Présentation éditeur
Mai 1967, la Guadeloupe est sous pression. Une manifestation dégénère en une émeute sévèrement réprimée par la préfecture. Dans les jours qui suivent, les rumeurs évoquent des dizaines de morts, et de nombreux Guadeloupéens sont arrêtés et enfermés en métropole, avant d’être jugés pour sédition. Lucille, la compagne du journaliste Luc Blanchard, en fait partie.

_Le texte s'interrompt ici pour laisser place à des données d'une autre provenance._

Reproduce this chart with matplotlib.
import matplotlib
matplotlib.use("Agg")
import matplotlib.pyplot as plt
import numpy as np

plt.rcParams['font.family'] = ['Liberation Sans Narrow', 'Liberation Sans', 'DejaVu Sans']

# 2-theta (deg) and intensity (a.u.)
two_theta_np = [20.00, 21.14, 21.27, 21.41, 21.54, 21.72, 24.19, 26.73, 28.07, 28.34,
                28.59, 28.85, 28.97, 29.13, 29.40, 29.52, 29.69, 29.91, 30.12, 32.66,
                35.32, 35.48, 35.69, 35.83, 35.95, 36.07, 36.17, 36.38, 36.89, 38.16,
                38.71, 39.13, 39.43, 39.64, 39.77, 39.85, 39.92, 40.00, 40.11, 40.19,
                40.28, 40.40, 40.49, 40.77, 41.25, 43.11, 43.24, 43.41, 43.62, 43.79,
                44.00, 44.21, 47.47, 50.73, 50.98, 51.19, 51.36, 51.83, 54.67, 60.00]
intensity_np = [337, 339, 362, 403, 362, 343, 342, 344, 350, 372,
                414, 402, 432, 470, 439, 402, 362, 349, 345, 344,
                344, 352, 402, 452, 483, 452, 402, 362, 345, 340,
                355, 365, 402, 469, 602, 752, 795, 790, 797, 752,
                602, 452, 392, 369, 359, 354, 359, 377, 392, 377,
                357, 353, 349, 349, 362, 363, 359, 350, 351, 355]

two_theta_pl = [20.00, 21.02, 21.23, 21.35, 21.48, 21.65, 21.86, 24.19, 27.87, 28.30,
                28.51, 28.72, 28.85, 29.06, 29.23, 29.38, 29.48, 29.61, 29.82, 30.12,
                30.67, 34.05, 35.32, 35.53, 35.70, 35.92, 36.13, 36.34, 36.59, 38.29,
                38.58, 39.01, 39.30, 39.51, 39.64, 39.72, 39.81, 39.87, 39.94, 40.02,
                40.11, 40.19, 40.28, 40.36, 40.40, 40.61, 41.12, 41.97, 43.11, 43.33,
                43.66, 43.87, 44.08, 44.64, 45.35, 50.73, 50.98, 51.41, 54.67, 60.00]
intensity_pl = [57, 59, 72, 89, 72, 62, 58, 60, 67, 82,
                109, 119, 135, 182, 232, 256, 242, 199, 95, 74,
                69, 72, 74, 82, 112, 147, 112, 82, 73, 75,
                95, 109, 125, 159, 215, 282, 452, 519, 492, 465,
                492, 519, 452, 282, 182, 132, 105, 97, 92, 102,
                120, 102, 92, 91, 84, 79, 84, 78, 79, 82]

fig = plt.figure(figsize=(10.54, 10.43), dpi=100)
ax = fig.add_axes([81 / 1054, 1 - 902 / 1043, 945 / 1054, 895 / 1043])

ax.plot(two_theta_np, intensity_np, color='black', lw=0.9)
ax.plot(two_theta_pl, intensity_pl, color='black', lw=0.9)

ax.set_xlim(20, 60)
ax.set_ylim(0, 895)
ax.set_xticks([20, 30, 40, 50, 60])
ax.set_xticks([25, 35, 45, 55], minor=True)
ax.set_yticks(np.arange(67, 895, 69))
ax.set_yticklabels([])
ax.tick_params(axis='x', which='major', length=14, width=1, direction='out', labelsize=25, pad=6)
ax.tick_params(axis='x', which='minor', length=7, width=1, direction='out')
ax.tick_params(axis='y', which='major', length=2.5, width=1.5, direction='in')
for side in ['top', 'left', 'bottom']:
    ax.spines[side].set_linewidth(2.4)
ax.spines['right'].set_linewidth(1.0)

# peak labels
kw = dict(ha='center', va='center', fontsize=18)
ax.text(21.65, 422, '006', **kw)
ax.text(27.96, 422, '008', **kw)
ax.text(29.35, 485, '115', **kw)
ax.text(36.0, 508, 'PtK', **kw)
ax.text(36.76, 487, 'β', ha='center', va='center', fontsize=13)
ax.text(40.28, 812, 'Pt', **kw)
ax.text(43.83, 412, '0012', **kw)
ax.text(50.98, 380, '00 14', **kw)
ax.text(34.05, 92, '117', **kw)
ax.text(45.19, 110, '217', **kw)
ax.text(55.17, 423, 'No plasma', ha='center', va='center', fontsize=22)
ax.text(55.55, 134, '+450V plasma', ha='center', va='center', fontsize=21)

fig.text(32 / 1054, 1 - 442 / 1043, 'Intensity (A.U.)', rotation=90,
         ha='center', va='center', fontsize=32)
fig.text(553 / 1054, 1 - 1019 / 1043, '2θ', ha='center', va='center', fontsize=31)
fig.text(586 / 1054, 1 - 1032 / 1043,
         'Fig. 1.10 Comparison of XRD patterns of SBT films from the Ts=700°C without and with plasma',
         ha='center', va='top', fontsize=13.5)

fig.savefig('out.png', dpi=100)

Pour l’innocenter, Blanchard se lance dans une enquête qui le mène jusqu’aux plus hautes instances du gouvernement gaulliste. Et ses révélations sont un caillou de plus dans la chaussure d’édiles totalement dépassés par la colère contre un pouvoir qui cherche à étouffer les aspirations des populations d’outre-mer, mais aussi celles de la jeunesse qui descend dans la rue en mai 68.
Ce que j'en pense
Thomas Cantaloube clôt avec Mai 67 sa trilogie sur la Vème République, qu'il saisit par des aspects méconnus parce que planqués sous le tapis par l'Histoire officielle. Il s'attache ici au soulèvement violemment réprimé de mai 67 en Guadeloupe, qui a fait l'objet d'une occultation claire et nette par le pouvoir, sur fond d'absence de bilan chiffré des victimes et d'archives disparues (comme c'est commode). C'est grâce à Luc Blanchard, son héros ex-flic et journaliste, et sa compagne Lucille, qu'il nous donne à voir cet évènement, entrelaçant avec brio histoire personnelle et histoire collective. D'une plume fluide et didactique, il m'a donné à comprendre des évènements que, je l'avoue, je ne connaissais pas. Thomas Cantaloube est précis mais jamais pesant, il travaille avec une connaissance documentée sur des évènements qu'il ordonne, sans jamais perdre de vue le propos de sa trilogie. Avec ses trois romans, il montre que la Vème République est le régime d'une décolonisation ratée et pourrie dans ses fondements, ne serait-ce que parce qu'elle est incapable d'affronter la vérité de la colonisation (on n'en est pas sortis).
Et puis il y a le plaisir de retrouver les personnages de Thomas Cantaloube, Blanchard, Lucchesi et Volkstrom. Oserai-je le dire? Je les aime tous les trois, oui, même Volkstrom, pourtant peu recommandable. Thomas Cantaloube sait donner de l'épaisseur à ses personnages, ils ne sont pas des incarnations d'idées, ils sont des êtres dotés de leur histoire, de leurs contradictions, et de leurs valeurs, même si on ne les partage pas.
On retrouve le talent de l'auteur dans des scènes de bravoure, des scènes d'anthologie, diraient certains : la scène de la manifestation qui tourne au bain de sang est menée avec virtuosité, et me reste en tête la savoureuse scène de Lucchesi qui en a soudain ras la casquette de ses clients richards insupportables et prend les mesures qui s'imposent. C'est le côté western de Thomas Cantaloube, et j'adore ça. Il excelle aussi dans l'évocation du procès et des conditions de détention, en métropole, de Lucille et de ses compagnons. La violence du système judiciaire, la déshumanisation des prévenus, le racisme structurel des institutions : tout y est, tout fait écho au présent.
Intelligent, rythmé et fluide, Mai 67 est à lire absolument, et j'ai hâte pour ma part de voir ce que Thomas Cantaloube nous réserve pour la suite.
Thomas Cantaloube, Mai 67, Gallimard, Série Noire, 2023.